Produce an exact transcription of the listing below, omitting the pictures.

[Begin]

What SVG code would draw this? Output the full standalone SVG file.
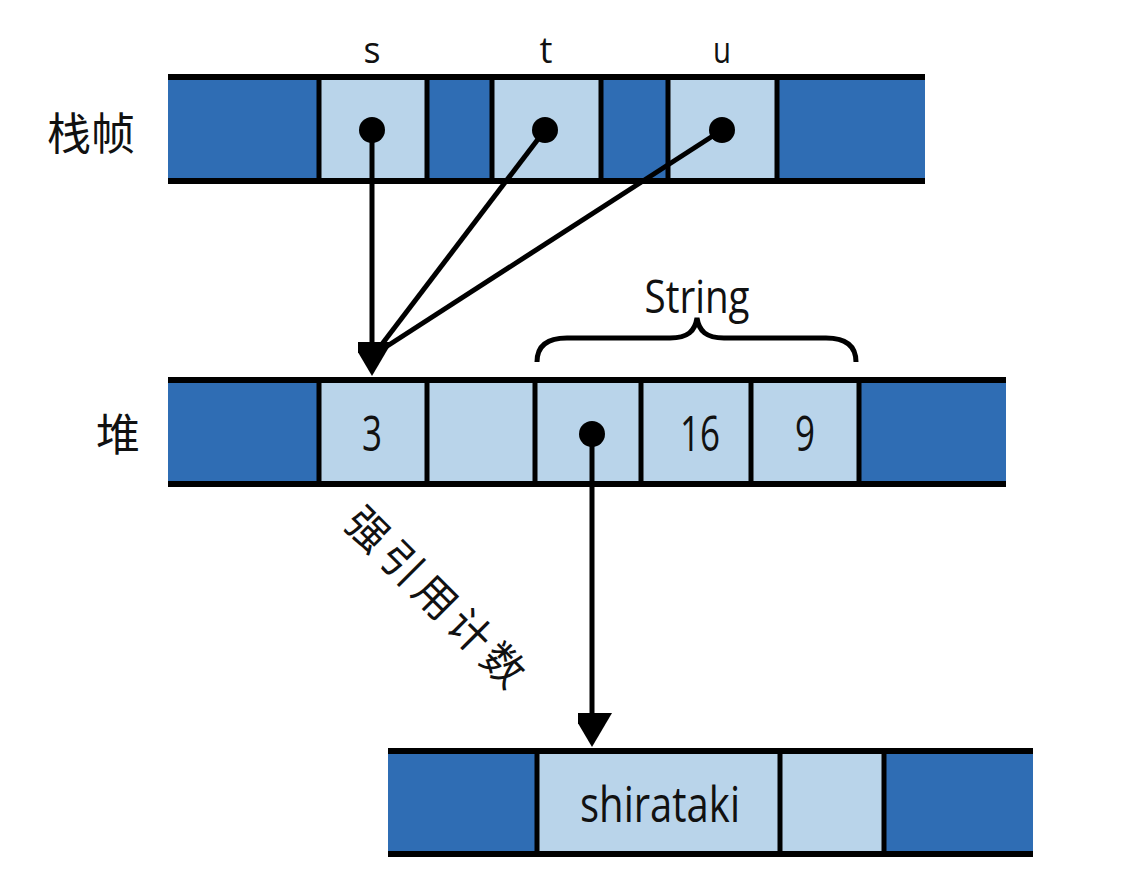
<svg xmlns="http://www.w3.org/2000/svg" width="1144" height="882" viewBox="0 0 1144 882">
<style>
.dark{fill:#2f6db4}
.light{fill:#b9d4ea}
.rail{stroke:#000;stroke-width:6;fill:none}
.div{stroke:#000;stroke-width:5}
.wire{stroke:#000;stroke-width:5;fill:none}
.dot{fill:#000}
.lbl{font-family:"Open Sans","Liberation Sans",sans-serif;fill:#111;text-anchor:middle}
.cjk{font-family:"Noto Sans CJK SC","Noto Sans",sans-serif;fill:#111;text-anchor:middle}
</style>
<defs>
<marker id="arrow" viewBox="0 0 40 34" refX="0" refY="20" markerUnits="userSpaceOnUse" markerWidth="40" markerHeight="34" orient="auto">
<path d="M0,0 L34,20 L0,40 Z" fill="#000"/>
</marker>
</defs>
<rect width="1144" height="882" fill="#fff"/>

<g id="stack-frame">
<rect class="dark" x="168" y="78" width="152" height="102"/>
<rect class="light" x="320" y="78" width="107" height="102"/>
<rect class="dark" x="427" y="78" width="65" height="102"/>
<rect class="light" x="492" y="78" width="108" height="102"/>
<rect class="dark" x="600" y="78" width="68" height="102"/>
<rect class="light" x="668" y="78" width="109" height="102"/>
<rect class="dark" x="777" y="78" width="148" height="102"/>
<line class="rail" x1="168" y1="77" x2="925" y2="77"/>
<line class="rail" x1="168" y1="181" x2="925" y2="181"/>
<line class="div" x1="319" y1="77" x2="319" y2="181"/>
<line class="div" x1="427" y1="77" x2="427" y2="181"/>
<line class="div" x1="492" y1="77" x2="492" y2="181"/>
<line class="div" x1="601" y1="77" x2="601" y2="181"/>
<line class="div" x1="668" y1="77" x2="668" y2="181"/>
<line class="div" x1="777" y1="77" x2="777" y2="181"/>
<text class="lbl" x="372" y="63" font-size="36" textLength="17" lengthAdjust="spacingAndGlyphs">s</text>
<text class="lbl" x="546" y="63" font-size="36" textLength="13" lengthAdjust="spacingAndGlyphs">t</text>
<text class="lbl" x="722" y="63" font-size="36" textLength="18" lengthAdjust="spacingAndGlyphs">u</text>
<ellipse class="dot" cx="372" cy="130" rx="13" ry="13"/>
<ellipse class="dot" cx="545" cy="130" rx="13" ry="13"/>
<ellipse class="dot" cx="722" cy="130" rx="13" ry="13"/>
</g>

<g id="heap">
<rect class="dark" x="168" y="381" width="152" height="102"/>
<rect class="light" x="320" y="381" width="107" height="102"/>
<rect class="light" x="427" y="381" width="108" height="102"/>
<rect class="light" x="535" y="381" width="106" height="102"/>
<rect class="light" x="641" y="381" width="110" height="102"/>
<rect class="light" x="751" y="381" width="108" height="102"/>
<rect class="dark" x="859" y="381" width="147" height="102"/>
<line class="rail" x1="168" y1="380" x2="1006" y2="380"/>
<line class="rail" x1="168" y1="484" x2="1006" y2="484"/>
<line class="div" x1="319" y1="380" x2="319" y2="484"/>
<line class="div" x1="427" y1="380" x2="427" y2="484"/>
<line class="div" x1="535" y1="380" x2="535" y2="484"/>
<line class="div" x1="641" y1="380" x2="641" y2="484"/>
<line class="div" x1="751" y1="380" x2="751" y2="484"/>
<line class="div" x1="859" y1="380" x2="859" y2="484"/>
<text class="lbl" x="372" y="451" font-size="50" textLength="20" lengthAdjust="spacingAndGlyphs">3</text>
<text class="lbl" x="700" y="451" font-size="50" textLength="40" lengthAdjust="spacingAndGlyphs">16</text>
<text class="lbl" x="805" y="451" font-size="50" textLength="20" lengthAdjust="spacingAndGlyphs">9</text>
<ellipse class="dot" cx="592" cy="434" rx="13" ry="13"/>
</g>

<g id="string-brace">
<path class="wire" d="M537,362 C537,346 547,338 567,338 L670,338 C688,338 695,331 697,318 C699,331 706,338 724,338 L826,338 C846,338 856,346 856,362"/>
<text class="lbl" x="697" y="313" font-size="46" textLength="105" lengthAdjust="spacingAndGlyphs">String</text>
</g>

<g id="string-buffer">
<rect class="dark" x="388" y="752" width="149" height="101"/>
<rect class="light" x="537" y="752" width="243" height="101"/>
<rect class="light" x="780" y="752" width="104" height="101"/>
<rect class="dark" x="884" y="752" width="149" height="101"/>
<line class="rail" x1="388" y1="751" x2="1033" y2="751"/>
<line class="rail" x1="388" y1="854" x2="1033" y2="854"/>
<line class="div" x1="537" y1="751" x2="537" y2="854"/>
<line class="div" x1="780" y1="751" x2="780" y2="854"/>
<line class="div" x1="884" y1="751" x2="884" y2="854"/>
<text class="lbl" x="660" y="822" font-size="50" textLength="160" lengthAdjust="spacingAndGlyphs">shirataki</text>
</g>

<g id="labels">
<text class="cjk" x="91" y="150" font-size="44">栈帧</text>
<text class="cjk" x="118" y="451" font-size="44">堆</text>
<text class="cjk" x="440" y="597" font-size="42" letter-spacing="6" dominant-baseline="central" transform="rotate(45 440 597)">强引用计数</text>
</g>

<g id="connectors">
<line class="wire" x1="372" y1="130" x2="372" y2="342" marker-end="url(#arrow)"/>
<line class="wire" x1="545" y1="130" x2="376" y2="352"/>
<line class="wire" x1="722" y1="130" x2="378" y2="352"/>
<line class="wire" x1="592" y1="434" x2="592" y2="713" marker-end="url(#arrow)"/>
</g>
</svg>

[End]

*Exercise result*:
What SVG code would draw this? Output the full standalone SVG file.
<svg xmlns="http://www.w3.org/2000/svg" width="1144" height="882" viewBox="0 0 1144 882">
<style>
.dark{fill:#2f6db4}
.light{fill:#b9d4ea}
.rail{stroke:#000;stroke-width:6;fill:none}
.div{stroke:#000;stroke-width:5}
.wire{stroke:#000;stroke-width:5;fill:none}
.dot{fill:#000}
.lbl{font-family:"Open Sans","Liberation Sans",sans-serif;fill:#111;text-anchor:middle}
.cjk{font-family:"Noto Sans CJK SC","Noto Sans",sans-serif;fill:#111;text-anchor:middle}
</style>
<defs>
<marker id="arrow" viewBox="0 0 40 34" refX="0" refY="20" markerUnits="userSpaceOnUse" markerWidth="40" markerHeight="34" orient="auto">
<path d="M0,0 L34,20 L0,40 Z" fill="#000"/>
</marker>
</defs>
<rect width="1144" height="882" fill="#fff"/>

<g id="stack-frame">
<rect class="dark" x="168" y="78" width="152" height="102"/>
<rect class="light" x="320" y="78" width="107" height="102"/>
<rect class="dark" x="427" y="78" width="65" height="102"/>
<rect class="light" x="492" y="78" width="108" height="102"/>
<rect class="dark" x="600" y="78" width="68" height="102"/>
<rect class="light" x="668" y="78" width="109" height="102"/>
<rect class="dark" x="777" y="78" width="148" height="102"/>
<line class="rail" x1="168" y1="77" x2="925" y2="77"/>
<line class="rail" x1="168" y1="181" x2="925" y2="181"/>
<line class="div" x1="319" y1="77" x2="319" y2="181"/>
<line class="div" x1="427" y1="77" x2="427" y2="181"/>
<line class="div" x1="492" y1="77" x2="492" y2="181"/>
<line class="div" x1="601" y1="77" x2="601" y2="181"/>
<line class="div" x1="668" y1="77" x2="668" y2="181"/>
<line class="div" x1="777" y1="77" x2="777" y2="181"/>
<text class="lbl" x="372" y="63" font-size="36" textLength="17" lengthAdjust="spacingAndGlyphs">s</text>
<text class="lbl" x="546" y="63" font-size="36" textLength="13" lengthAdjust="spacingAndGlyphs">t</text>
<text class="lbl" x="722" y="63" font-size="36" textLength="18" lengthAdjust="spacingAndGlyphs">u</text>
<ellipse class="dot" cx="372" cy="130" rx="13" ry="13"/>
<ellipse class="dot" cx="545" cy="130" rx="13" ry="13"/>
<ellipse class="dot" cx="722" cy="130" rx="13" ry="13"/>
</g>

<g id="heap">
<rect class="dark" x="168" y="381" width="152" height="102"/>
<rect class="light" x="320" y="381" width="107" height="102"/>
<rect class="light" x="427" y="381" width="108" height="102"/>
<rect class="light" x="535" y="381" width="106" height="102"/>
<rect class="light" x="641" y="381" width="110" height="102"/>
<rect class="light" x="751" y="381" width="108" height="102"/>
<rect class="dark" x="859" y="381" width="147" height="102"/>
<line class="rail" x1="168" y1="380" x2="1006" y2="380"/>
<line class="rail" x1="168" y1="484" x2="1006" y2="484"/>
<line class="div" x1="319" y1="380" x2="319" y2="484"/>
<line class="div" x1="427" y1="380" x2="427" y2="484"/>
<line class="div" x1="535" y1="380" x2="535" y2="484"/>
<line class="div" x1="641" y1="380" x2="641" y2="484"/>
<line class="div" x1="751" y1="380" x2="751" y2="484"/>
<line class="div" x1="859" y1="380" x2="859" y2="484"/>
<text class="lbl" x="372" y="451" font-size="50" textLength="20" lengthAdjust="spacingAndGlyphs">3</text>
<text class="lbl" x="700" y="451" font-size="50" textLength="40" lengthAdjust="spacingAndGlyphs">16</text>
<text class="lbl" x="805" y="451" font-size="50" textLength="20" lengthAdjust="spacingAndGlyphs">9</text>
<ellipse class="dot" cx="592" cy="434" rx="13" ry="13"/>
</g>

<g id="string-brace">
<path class="wire" d="M537,362 C537,346 547,338 567,338 L670,338 C688,338 695,331 697,318 C699,331 706,338 724,338 L826,338 C846,338 856,346 856,362"/>
<text class="lbl" x="697" y="313" font-size="46" textLength="105" lengthAdjust="spacingAndGlyphs">String</text>
</g>

<g id="string-buffer">
<rect class="dark" x="388" y="752" width="149" height="101"/>
<rect class="light" x="537" y="752" width="243" height="101"/>
<rect class="light" x="780" y="752" width="104" height="101"/>
<rect class="dark" x="884" y="752" width="149" height="101"/>
<line class="rail" x1="388" y1="751" x2="1033" y2="751"/>
<line class="rail" x1="388" y1="854" x2="1033" y2="854"/>
<line class="div" x1="537" y1="751" x2="537" y2="854"/>
<line class="div" x1="780" y1="751" x2="780" y2="854"/>
<line class="div" x1="884" y1="751" x2="884" y2="854"/>
<text class="lbl" x="660" y="822" font-size="50" textLength="160" lengthAdjust="spacingAndGlyphs">shirataki</text>
</g>

<g id="labels">
<text class="cjk" x="91" y="150" font-size="44">栈帧</text>
<text class="cjk" x="118" y="451" font-size="44">堆</text>
<text class="cjk" x="440" y="597" font-size="42" letter-spacing="6" dominant-baseline="central" transform="rotate(45 440 597)">强引用计数</text>
</g>

<g id="connectors">
<line class="wire" x1="372" y1="130" x2="372" y2="342" marker-end="url(#arrow)"/>
<line class="wire" x1="545" y1="130" x2="376" y2="352"/>
<line class="wire" x1="722" y1="130" x2="378" y2="352"/>
<line class="wire" x1="592" y1="434" x2="592" y2="713" marker-end="url(#arrow)"/>
</g>
</svg>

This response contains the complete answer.